- **Set problem**:
Pictures stay out of the copy. Repeat exactly the lines from the first entry below through the line that contains "4.5, 5, 5.5];", and nothing beyond.

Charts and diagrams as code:
******
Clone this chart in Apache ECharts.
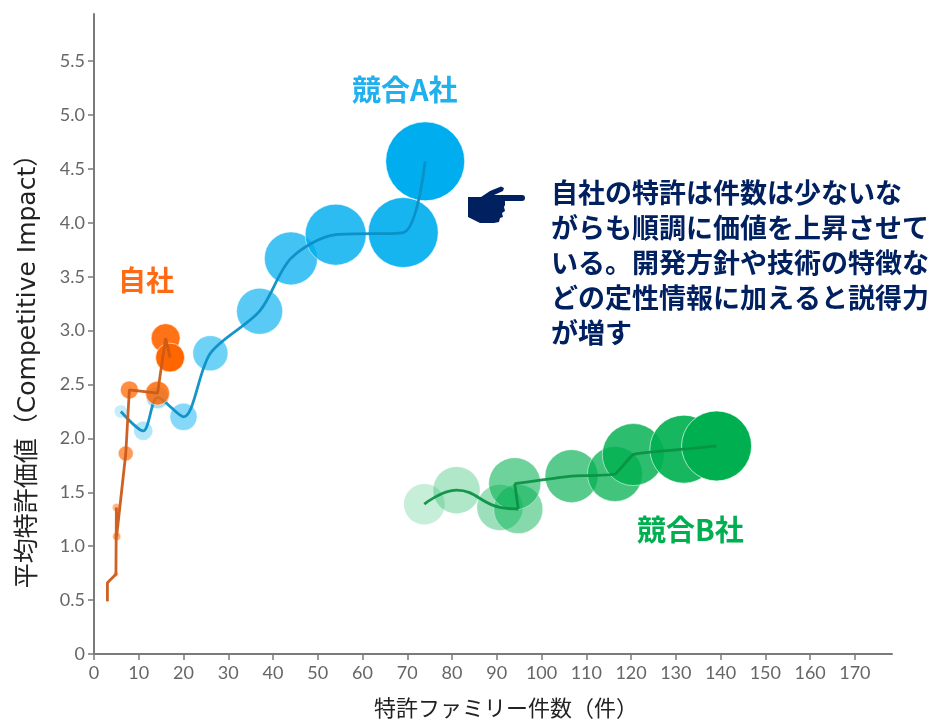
<!DOCTYPE html>
<html lang="ja">
<head>
<meta charset="utf-8">
<title>特許ファミリー件数と平均特許価値</title>
<script src="https://cdn.jsdelivr.net/npm/echarts@6/dist/echarts.min.js"></script>
<style>
  html, body { margin: 0; padding: 0; background: #fff; }
  #chart { width: 933px; height: 720px; }
</style>
</head>
<body>
<div id="chart"></div>
<script>
// Yearly track per company: patent families, mean patent value, bubble weight
const ownFamilies = [3, 3, 4.9, 5, 5.05, 7.1, 7.9, 14.2, 16, 17];
const ownImpact   = [0.49, 0.66, 0.74, 1.36, 1.09, 1.86, 2.45, 2.42, 2.93, 2.75];
const ownBubble   = [2, 2, 5, 8, 8, 15, 18, 24, 29, 29];

const rivalAFamilies = [6, 11, 14.2, 20, 26, 37, 44, 54, 69.1, 74];
const rivalAImpact   = [2.25, 2.07, 2.38, 2.2, 2.79, 3.18, 3.67, 3.89, 3.91, 4.57];
const rivalABubble   = [13, 19, 22, 27, 35, 46, 53, 61, 70, 79];

const rivalBFamilies = [73.8, 81, 90.7, 94.8, 94, 106.7, 116.4, 120.5, 131.8, 139.1];
const rivalBImpact   = [1.39, 1.52, 1.36, 1.345, 1.58, 1.65, 1.67, 1.85, 1.9, 1.93];
const rivalBBubble   = [41, 47, 46, 49, 52, 53, 55, 62, 68, 70];

const xTickValues = [0, 10, 20, 30, 40, 50, 60, 70, 80, 90, 100, 110, 120, 130, 140, 150, 160, 170];
const yTickValues = [0, 0.5, 1, 1.5, 2, 2.5, 3, 3.5, 4, 4.5, 5, 5.5];

const noteLines = [
  '自社の特許は件数は少ないな',
  'がらも順調に価値を上昇させて',
  'いる。開発方針や技術の特徴な',
  'どの定性情報に加えると説得力',
  'が増す'
];

const JP_FONT = '"Noto Sans CJK JP", "Noto Sans", sans-serif';
const TITLE_FONT = '"DejaVu Sans", "Noto Sans CJK JP", sans-serif';
const TICK_FONT = 'Lato, "Open Sans", sans-serif';

const toTriples = (xs, ys, ds) => xs.map((x, i) => [x, ys[i], ds[i]]);

// One company: fading bubbles plus trend-line stretches, each [from, to, smoothing]
function company(name, xs, ys, ds, fill, lineColor, stretches, z) {
  const points = toTriples(xs, ys, ds);
  const last = points.length - 1;
  const bubbles = {
    name,
    type: 'scatter',
    z,
    data: points.map((p, i) => ({
      value: p,
      itemStyle: { opacity: 0.22 + 0.78 * (i / last) }
    })),
    symbolSize: v => v[2],
    itemStyle: { color: fill, borderColor: 'rgba(255,255,255,0.65)', borderWidth: 1 },
    silent: true
  };
  const lines = stretches.map(([from, to, smooth]) => ({
    name: name + ' 推移',
    type: 'line',
    z: z + 1,
    data: points.slice(from, to + 1),
    encode: { x: 0, y: 1 },
    showSymbol: false,
    smooth,
    lineStyle: { color: lineColor, width: 2.8, opacity: 0.95 },
    silent: true
  }));
  return [bubbles, ...lines];
}

const chart = echarts.init(document.getElementById('chart'), null, { renderer: 'canvas' });

chart.setOption({
  animation: false,
  backgroundColor: '#ffffff',
  grid: { left: 94, top: 14, width: 798, height: 640, containLabel: false, outerBoundsMode: 'none' },
  xAxis: {
    type: 'value',
    min: 0,
    max: 178.3,
    splitLine: { show: false },
    name: '特許ファミリー件数（件）',
    nameLocation: 'middle',
    nameGap: 43,
    nameTextStyle: { fontFamily: JP_FONT, fontSize: 22, color: '#222222', padding: [0, 0, 0, 26] },
    axisLine: { show: true, lineStyle: { color: '#7a7a7a', width: 2 } },
    axisTick: { show: true, length: 6, customValues: xTickValues, lineStyle: { color: '#7a7a7a', width: 1.5 } },
    axisLabel: {
      customValues: xTickValues,
      fontFamily: TICK_FONT, fontSize: 18, color: '#666666', margin: 10
    }
  },
  yAxis: {
    type: 'value',
    min: 0,
    max: 5.937,
    splitLine: { show: false },
    name: '平均特許価値（Competitive Impact）',
    nameLocation: 'middle',
    nameGap: 53,
    nameTextStyle: { fontFamily: TITLE_FONT, fontSize: 25, color: '#222222', padding: [0, 62, 0, 0] },
    axisLine: { show: true, lineStyle: { color: '#7a7a7a', width: 2 } },
    axisTick: { show: true, length: 6, customValues: yTickValues, lineStyle: { color: '#7a7a7a', width: 1.5 } },
    axisLabel: {
      customValues: yTickValues,
      formatter: v => (v === 0 ? '0' : v.toFixed(1)),
      fontFamily: TICK_FONT, fontSize: 18, color: '#666666', margin: 9
    }
  },
  series: [
    ...company('競合A社', rivalAFamilies, rivalAImpact, rivalABubble, '#00aeef', '#0b8fc6', [[0, 9, 0.3]], 2),
    ...company('競合B社', rivalBFamilies, rivalBImpact, rivalBBubble, '#00b050', '#0c9145', [[0, 3, 0.45], [3, 4, false], [4, 9, 0.12]], 2),
    ...company('自社', ownFamilies, ownImpact, ownBubble, '#ff6600', '#cc5a17', [[0, 9, false]], 4)
  ],
  graphic: [
    { type: 'text', left: 352, top: 75, style: { text: '競合A社', fill: '#20b0ee', font: 'bold 29px ' + JP_FONT } },
    { type: 'text', left: 118, top: 266, style: { text: '自社', fill: '#ff6a13', font: 'bold 28px ' + JP_FONT } },
    { type: 'text', left: 637, top: 515, style: { text: '競合B社', fill: '#00b050', font: 'bold 29px ' + JP_FONT } },
    {
      type: 'text', left: 551, top: 175,
      style: { text: noteLines.join('\n'), fill: '#002060', font: 'bold 27px ' + JP_FONT, lineHeight: 35 }
    },
    // Pointing hand beside the note: palm, index finger and thumb
    {
      type: 'polygon',
      shape: { points: [[468, 197], [481, 197], [490, 191], [501, 186.5], [504, 188], [503, 191], [494, 195], [505, 195], [505, 205], [504, 207], [505, 211], [502, 213], [503, 217], [500, 218], [499, 222], [494, 223], [480, 223], [468, 217]] },
      style: { fill: '#002060' }
    },
    {
      type: 'rect',
      shape: { x: 496, y: 195, width: 29, height: 6, r: 3 },
      style: { fill: '#002060' }
    }
  ]
});
</script>
</body>
</html>
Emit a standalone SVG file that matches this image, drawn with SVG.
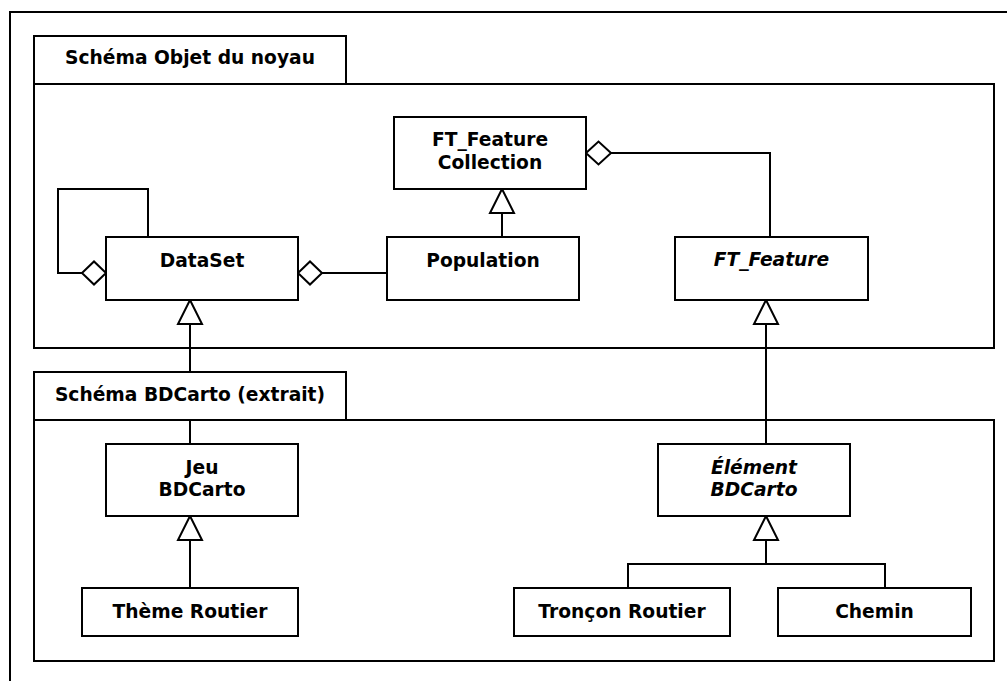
<svg xmlns="http://www.w3.org/2000/svg" width="1007" height="681" viewBox="0 0 1007 681">
<style>
.box{fill:#fff;stroke:#000;stroke-width:2}
.ln{fill:none;stroke:#000;stroke-width:2}
.hd{fill:#fff;stroke:#000;stroke-width:2;stroke-linejoin:miter}
text{font-family:"DejaVu Sans","Verdana",sans-serif;font-weight:bold;font-size:18.67px;fill:#000;text-anchor:middle}
.it{font-style:italic}
</style>
<rect width="1007" height="681" fill="#fff"/>
<g id="frame"><rect class="ln" x="10" y="12" width="1010" height="690"/></g>
<g id="pkg-noyau">
<rect class="box" x="34" y="84" width="960" height="264"/>
<rect class="box" x="34" y="36" width="312" height="48"/>
<text x="190" y="64">Schéma Objet du noyau</text>
</g>
<g id="pkg-bdcarto">
<rect class="box" x="34" y="420" width="960" height="241"/>
</g>
<g id="connectors">
<path class="ln" d="M148,237 V189 H58 V273 H82"/>
<polygon class="hd" points="82,273 94,261.5 106,273 94,284.5"/>
<path class="ln" d="M322,273 H387"/>
<polygon class="hd" points="298,273 310,261.5 322,273 310,284.5"/>
<path class="ln" d="M502,237 V213"/>
<polygon class="hd" points="502,189 514,213 490,213"/>
<path class="ln" d="M611,153 H770 V237"/>
<polygon class="hd" points="586,153 598.5,141.5 611,153 598.5,164.5"/>
<path class="ln" d="M190,444 V419 M190,372 V324"/>
<polygon class="hd" points="190,300 202,324 178,324"/>
<path class="ln" d="M766,444 V324"/>
<polygon class="hd" points="766,300 778,324 754,324"/>
<path class="ln" d="M190,588 V540"/>
<polygon class="hd" points="190,516 202,540 178,540"/>
<path class="ln" d="M766,540 V564 M628,588 V564 H885 V588"/>
<polygon class="hd" points="766,516 778,540 754,540"/>
</g>
<g id="pkg-bdcarto-tab">
<rect class="box" x="34" y="372" width="312" height="48"/>
<text x="190" y="401">Schéma BDCarto (extrait)</text>
</g>
<g id="DataSet">
<rect class="box" x="106" y="237" width="192" height="63"/>
<text x="202" y="267">DataSet</text>
</g>
<g id="Population">
<rect class="box" x="387" y="237" width="192" height="63"/>
<text x="483" y="267">Population</text>
</g>
<g id="FT_FeatureCollection">
<rect class="box" x="394" y="117" width="192" height="72"/>
<text x="490" y="146">FT_Feature</text>
<text x="490" y="168.5">Collection</text>
</g>
<g id="FT_Feature">
<rect class="box" x="675" y="237" width="193" height="63"/>
<text class="it" x="771.5" y="266">FT_Feature</text>
</g>
<g id="JeuBDCarto">
<rect class="box" x="106" y="444" width="192" height="72"/>
<text x="202" y="473.5">Jeu</text>
<text x="202" y="495.5">BDCarto</text>
</g>
<g id="ThemeRoutier">
<rect class="box" x="82" y="588" width="216" height="48"/>
<text x="190" y="617.5">Thème Routier</text>
</g>
<g id="ElementBDCarto">
<rect class="box" x="658" y="444" width="192" height="72"/>
<text class="it" x="754" y="474">Élément</text>
<text class="it" x="754" y="495.5">BDCarto</text>
</g>
<g id="TronconRoutier">
<rect class="box" x="514" y="588" width="216" height="48"/>
<text x="622" y="618">Tronçon Routier</text>
</g>
<g id="Chemin">
<rect class="box" x="778" y="588" width="193" height="48"/>
<text x="874.5" y="618">Chemin</text>
</g>
</svg>
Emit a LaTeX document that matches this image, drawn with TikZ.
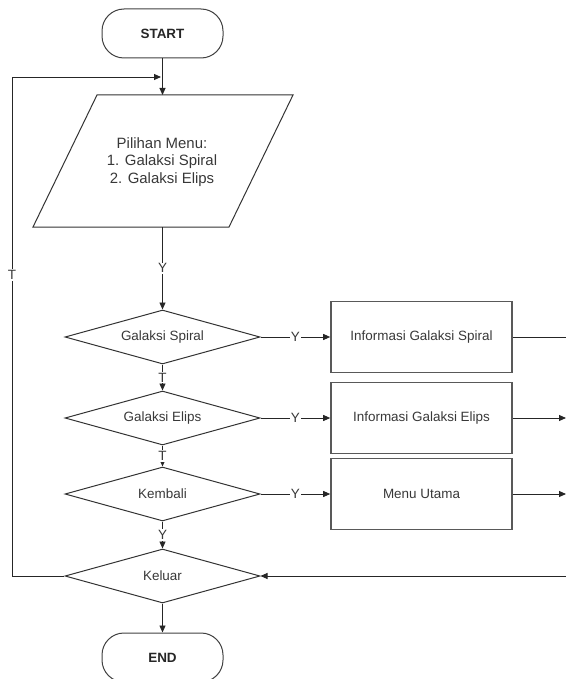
******
- **Response to this exercise**:
Clone this chart in Apache ECharts.
<!DOCTYPE html>
<html lang="ja">
<head>
<meta charset="utf-8">
<title>特許ファミリー件数と平均特許価値</title>
<script src="https://cdn.jsdelivr.net/npm/echarts@6/dist/echarts.min.js"></script>
<style>
  html, body { margin: 0; padding: 0; background: #fff; }
  #chart { width: 933px; height: 720px; }
</style>
</head>
<body>
<div id="chart"></div>
<script>
// Yearly track per company: patent families, mean patent value, bubble weight
const ownFamilies = [3, 3, 4.9, 5, 5.05, 7.1, 7.9, 14.2, 16, 17];
const ownImpact   = [0.49, 0.66, 0.74, 1.36, 1.09, 1.86, 2.45, 2.42, 2.93, 2.75];
const ownBubble   = [2, 2, 5, 8, 8, 15, 18, 24, 29, 29];

const rivalAFamilies = [6, 11, 14.2, 20, 26, 37, 44, 54, 69.1, 74];
const rivalAImpact   = [2.25, 2.07, 2.38, 2.2, 2.79, 3.18, 3.67, 3.89, 3.91, 4.57];
const rivalABubble   = [13, 19, 22, 27, 35, 46, 53, 61, 70, 79];

const rivalBFamilies = [73.8, 81, 90.7, 94.8, 94, 106.7, 116.4, 120.5, 131.8, 139.1];
const rivalBImpact   = [1.39, 1.52, 1.36, 1.345, 1.58, 1.65, 1.67, 1.85, 1.9, 1.93];
const rivalBBubble   = [41, 47, 46, 49, 52, 53, 55, 62, 68, 70];

const xTickValues = [0, 10, 20, 30, 40, 50, 60, 70, 80, 90, 100, 110, 120, 130, 140, 150, 160, 170];
const yTickValues = [0, 0.5, 1, 1.5, 2, 2.5, 3, 3.5, 4, 4.5, 5, 5.5];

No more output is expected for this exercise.